start

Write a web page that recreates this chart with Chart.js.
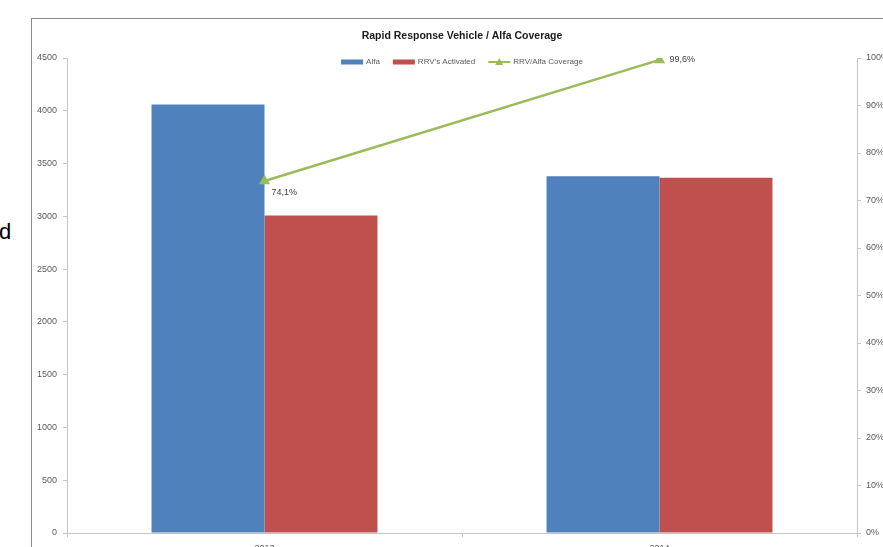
<!DOCTYPE html>
<html>
<head>
<meta charset="utf-8">
<script src="https://cdn.jsdelivr.net/npm/chart.js@4"></script>
<style>
  html, body { margin: 0; padding: 0; background: #fff; overflow: hidden; }
  body { width: 883px; height: 547px; position: relative; }
  #frame { position: absolute; left: 31px; top: 18px; width: 900px; height: 600px;
           border-left: 1px solid #8a8a8a; border-top: 1px solid #8a8a8a; }
  #stray { position: absolute; left: -1px; top: 219px; font: 22px "Liberation Sans", sans-serif; color: #000; }
  #chart { position: absolute; left: 0; top: 0; }
</style>
</head>
<body>
<div id="stray">d</div>
<div id="frame"></div>
<canvas id="chart" width="883" height="560"></canvas>
<script>
// Rapid Response Vehicle / Alfa coverage per year
const years = ['2013', '2014'];
const alfa = [4060, 3380];
const rrvActivated = [3008, 3366];
const coverage = [74.1, 99.6];   // percent
const countTicks = [0, 500, 1000, 1500, 2000, 2500, 3000, 3500, 4000, 4500];
const percentTicks = [0, 10, 20, 30, 40, 50, 60, 70, 80, 90, 100];
const chartTitle = 'Rapid Response Vehicle / Alfa Coverage';

const BLUE = '#4F81BD';
const RED = '#C0504D';
const GREEN = '#9BBB59';
const AXIS = '#c4c4c4';
const TEXT = '#595959';
const FONT = '"Liberation Sans", Arial, sans-serif';

function pct(v) {
    return v.toFixed(1).replace('.', ',') + '%';
}

// Title and small legend, centred over the plot area
const comboLegend = {
    id: 'comboLegend',
    afterDraw(chart) {
        const ctx = chart.ctx;
        const area = chart.chartArea;
        const cx = (area.left + area.right) / 2;
        ctx.save();
        ctx.textBaseline = 'middle';
        ctx.textAlign = 'center';
        ctx.fillStyle = '#1a1a1a';
        ctx.font = 'bold 10.5px ' + FONT;
        ctx.fillText(chartTitle, cx, area.top - 22);

        const y = area.top + 4;
        ctx.font = '8px ' + FONT;
        const items = chart.data.datasets.map(ds => ({
            text: ds.label, type: ds.type || 'bar', color: ds.borderColor || ds.backgroundColor
        }));
        const box = 22, gap = 3, spacing = 13;
        let total = 0;
        items.forEach(it => { it.w = box + gap + ctx.measureText(it.text).width; total += it.w; });
        total += spacing * (items.length - 1);
        let x = cx - total / 2;
        items.forEach(it => {
            if (it.type === 'line') {
                ctx.strokeStyle = it.color;
                ctx.lineWidth = 2;
                ctx.beginPath();
                ctx.moveTo(x, y);
                ctx.lineTo(x + box, y);
                ctx.stroke();
                ctx.fillStyle = it.color;
                ctx.beginPath();
                ctx.moveTo(x + box / 2, y - 4);
                ctx.lineTo(x + box / 2 + 4, y + 3);
                ctx.lineTo(x + box / 2 - 4, y + 3);
                ctx.closePath();
                ctx.fill();
            } else {
                ctx.fillStyle = it.color;
                ctx.fillRect(x, y - 2.5, box, 5);
            }
            ctx.fillStyle = TEXT;
            ctx.textAlign = 'left';
            ctx.fillText(it.text, x + box + gap, y);
            x += it.w + spacing;
        });
        ctx.restore();
    }
};

// Value labels next to the coverage points
const coverageLabels = {
    id: 'coverageLabels',
    afterDatasetsDraw(chart) {
        const meta = chart.getDatasetMeta(2);
        const ctx = chart.ctx;
        ctx.save();
        ctx.font = '9px ' + FONT;
        ctx.fillStyle = '#404040';
        ctx.textAlign = 'left';
        ctx.textBaseline = 'middle';
        meta.data.forEach((pt, i) => {
            const last = i === meta.data.length - 1;
            const dx = last ? 10 : 7;
            const dy = last ? 0 : 11;
            ctx.fillText(pct(coverage[i]), pt.x + dx, pt.y + dy);
        });
        ctx.restore();
    }
};

const ctx = document.getElementById('chart').getContext('2d');
new Chart(ctx, {
    data: {
        labels: years,
        datasets: [
            {
                type: 'bar', label: 'Alfa', data: alfa, yAxisID: 'y',
                backgroundColor: BLUE, borderWidth: 0, order: 2,
                categoryPercentage: 0.572, barPercentage: 1
            },
            {
                type: 'bar', label: "RRV's Activated", data: rrvActivated, yAxisID: 'y',
                backgroundColor: RED, borderWidth: 0, order: 2,
                categoryPercentage: 0.572, barPercentage: 1
            },
            {
                type: 'line', label: 'RRV/Alfa Coverage', data: coverage, yAxisID: 'y1',
                borderColor: GREEN, backgroundColor: GREEN, borderWidth: 2.5,
                pointStyle: 'triangle', pointRadius: 4, pointBackgroundColor: GREEN,
                pointBorderColor: GREEN, order: 1, tension: 0
            }
        ]
    },
    options: {
        responsive: false,
        animation: false,
        layout: { padding: { top: 58 } },
        plugins: {
            legend: { display: false },
            tooltip: { enabled: false },
            title: { display: false }
        },
        scales: {
            x: {
                afterFit: s => { s.height = 27; },
                grid: { drawOnChartArea: false, color: AXIS, tickLength: 4 },
                border: { color: AXIS },
                ticks: { color: TEXT, font: { family: FONT, size: 9 }, padding: 6 }
            },
            y: {
                position: 'left',
                min: 0, max: 4500,
                afterFit: s => { s.width = 67; },
                afterBuildTicks: s => { s.ticks = countTicks.map(v => ({ value: v })); },
                grid: { drawOnChartArea: false, color: AXIS, tickLength: 4 },
                border: { color: AXIS },
                ticks: { color: TEXT, font: { family: FONT, size: 9 }, padding: 6, callback: v => String(v) }
            },
            y1: {
                position: 'right',
                min: 0, max: 100,
                afterFit: s => { s.width = 26; },
                afterBuildTicks: s => { s.ticks = percentTicks.map(v => ({ value: v })); },
                grid: { drawOnChartArea: false, color: AXIS, tickLength: 4 },
                border: { color: AXIS },
                ticks: { color: TEXT, font: { family: FONT, size: 9 }, padding: 5, callback: v => v + '%' }
            }
        }
    },
    plugins: [comboLegend, coverageLabels]
});
</script>
</body>
</html>
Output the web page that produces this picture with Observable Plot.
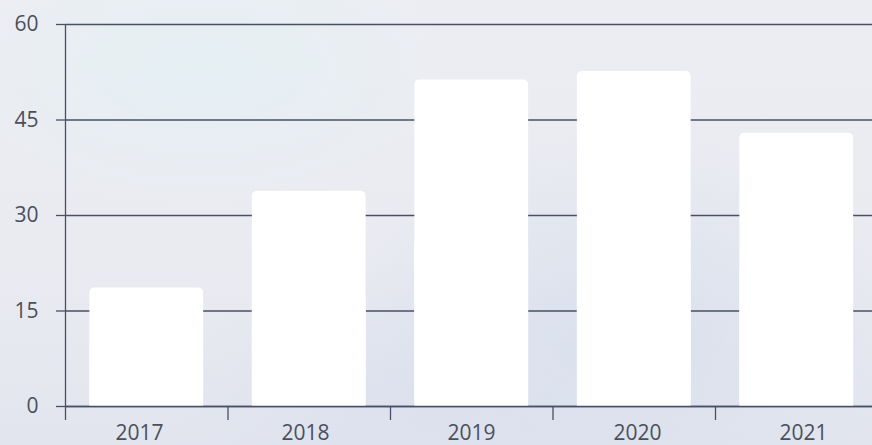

end

> [Your instructions] Copy the material above in full and exactly, skipping pictures.

> [Output for this task]
Write a web page that recreates this chart with Chart.js.
<!DOCTYPE html>
<html>
<head>
<meta charset="utf-8">
<script src="https://cdn.jsdelivr.net/npm/chart.js@4"></script>
<style>
  html, body { margin: 0; padding: 0; background: #fff; overflow: hidden; }
  body { width: 883px; height: 547px; position: relative; }
  #frame { position: absolute; left: 31px; top: 18px; width: 900px; height: 600px;
           border-left: 1px solid #8a8a8a; border-top: 1px solid #8a8a8a; }
  #stray { position: absolute; left: -1px; top: 219px; font: 22px "Liberation Sans", sans-serif; color: #000; }
  #chart { position: absolute; left: 0; top: 0; }
</style>
</head>
<body>
<div id="stray">d</div>
<div id="frame"></div>
<canvas id="chart" width="883" height="560"></canvas>
<script>
// Rapid Response Vehicle / Alfa coverage per year
const years = ['2013', '2014'];
const alfa = [4060, 3380];
const rrvActivated = [3008, 3366];
const coverage = [74.1, 99.6];   // percent
const countTicks = [0, 500, 1000, 1500, 2000, 2500, 3000, 3500, 4000, 4500];
const percentTicks = [0, 10, 20, 30, 40, 50, 60, 70, 80, 90, 100];
const chartTitle = 'Rapid Response Vehicle / Alfa Coverage';

const BLUE = '#4F81BD';
const RED = '#C0504D';
const GREEN = '#9BBB59';
const AXIS = '#c4c4c4';
const TEXT = '#595959';
const FONT = '"Liberation Sans", Arial, sans-serif';

function pct(v) {
    return v.toFixed(1).replace('.', ',') + '%';
}

// Title and small legend, centred over the plot area
const comboLegend = {
    id: 'comboLegend',
    afterDraw(chart) {
        const ctx = chart.ctx;
        const area = chart.chartArea;
        const cx = (area.left + area.right) / 2;
        ctx.save();
        ctx.textBaseline = 'middle';
        ctx.textAlign = 'center';
        ctx.fillStyle = '#1a1a1a';
        ctx.font = 'bold 10.5px ' + FONT;
        ctx.fillText(chartTitle, cx, area.top - 22);

        const y = area.top + 4;
        ctx.font = '8px ' + FONT;
        const items = chart.data.datasets.map(ds => ({
            text: ds.label, type: ds.type || 'bar', color: ds.borderColor || ds.backgroundColor
        }));
        const box = 22, gap = 3, spacing = 13;
        let total = 0;
        items.forEach(it => { it.w = box + gap + ctx.measureText(it.text).width; total += it.w; });
        total += spacing * (items.length - 1);
        let x = cx - total / 2;
        items.forEach(it => {
            if (it.type === 'line') {
                ctx.strokeStyle = it.color;
                ctx.lineWidth = 2;
                ctx.beginPath();
                ctx.moveTo(x, y);
                ctx.lineTo(x + box, y);
                ctx.stroke();
                ctx.fillStyle = it.color;
                ctx.beginPath();
                ctx.moveTo(x + box / 2, y - 4);
                ctx.lineTo(x + box / 2 + 4, y + 3);
                ctx.lineTo(x + box / 2 - 4, y + 3);
                ctx.closePath();
                ctx.fill();
            } else {
                ctx.fillStyle = it.color;
                ctx.fillRect(x, y - 2.5, box, 5);
            }
            ctx.fillStyle = TEXT;
            ctx.textAlign = 'left';
            ctx.fillText(it.text, x + box + gap, y);
            x += it.w + spacing;
        });
        ctx.restore();
    }
};

// Value labels next to the coverage points
const coverageLabels = {
    id: 'coverageLabels',
    afterDatasetsDraw(chart) {
        const meta = chart.getDatasetMeta(2);
        const ctx = chart.ctx;
        ctx.save();
        ctx.font = '9px ' + FONT;
        ctx.fillStyle = '#404040';
        ctx.textAlign = 'left';
        ctx.textBaseline = 'middle';
        meta.data.forEach((pt, i) => {
            const last = i === meta.data.length - 1;
            const dx = last ? 10 : 7;
            const dy = last ? 0 : 11;
            ctx.fillText(pct(coverage[i]), pt.x + dx, pt.y + dy);
        });
        ctx.restore();
    }
};

const ctx = document.getElementById('chart').getContext('2d');
new Chart(ctx, {
    data: {
        labels: years,
        datasets: [
            {
                type: 'bar', label: 'Alfa', data: alfa, yAxisID: 'y',
                backgroundColor: BLUE, borderWidth: 0, order: 2,
                categoryPercentage: 0.572, barPercentage: 1
            },
            {
                type: 'bar', label: "RRV's Activated", data: rrvActivated, yAxisID: 'y',
                backgroundColor: RED, borderWidth: 0, order: 2,
                categoryPercentage: 0.572, barPercentage: 1
            },
            {
                type: 'line', label: 'RRV/Alfa Coverage', data: coverage, yAxisID: 'y1',
                borderColor: GREEN, backgroundColor: GREEN, borderWidth: 2.5,
                pointStyle: 'triangle', pointRadius: 4, pointBackgroundColor: GREEN,
                pointBorderColor: GREEN, order: 1, tension: 0
            }
        ]
    },
    options: {
        responsive: false,
        animation: false,
        layout: { padding: { top: 58 } },
        plugins: {
            legend: { display: false },
            tooltip: { enabled: false },
            title: { display: false }
        },
        scales: {
            x: {
                afterFit: s => { s.height = 27; },
                grid: { drawOnChartArea: false, color: AXIS, tickLength: 4 },
                border: { color: AXIS },
                ticks: { color: TEXT, font: { family: FONT, size: 9 }, padding: 6 }
            },
            y: {
                position: 'left',
                min: 0, max: 4500,
                afterFit: s => { s.width = 67; },
                afterBuildTicks: s => { s.ticks = countTicks.map(v => ({ value: v })); },
                grid: { drawOnChartArea: false, color: AXIS, tickLength: 4 },
                border: { color: AXIS },
                ticks: { color: TEXT, font: { family: FONT, size: 9 }, padding: 6, callback: v => String(v) }
            },
            y1: {
                position: 'right',
                min: 0, max: 100,
                afterFit: s => { s.width = 26; },
                afterBuildTicks: s => { s.ticks = percentTicks.map(v => ({ value: v })); },
                grid: { drawOnChartArea: false, color: AXIS, tickLength: 4 },
                border: { color: AXIS },
                ticks: { color: TEXT, font: { family: FONT, size: 9 }, padding: 5, callback: v => v + '%' }
            }
        }
    },
    plugins: [comboLegend, coverageLabels]
});
</script>
</body>
</html>
Output the web page that produces this picture with Observable Plot.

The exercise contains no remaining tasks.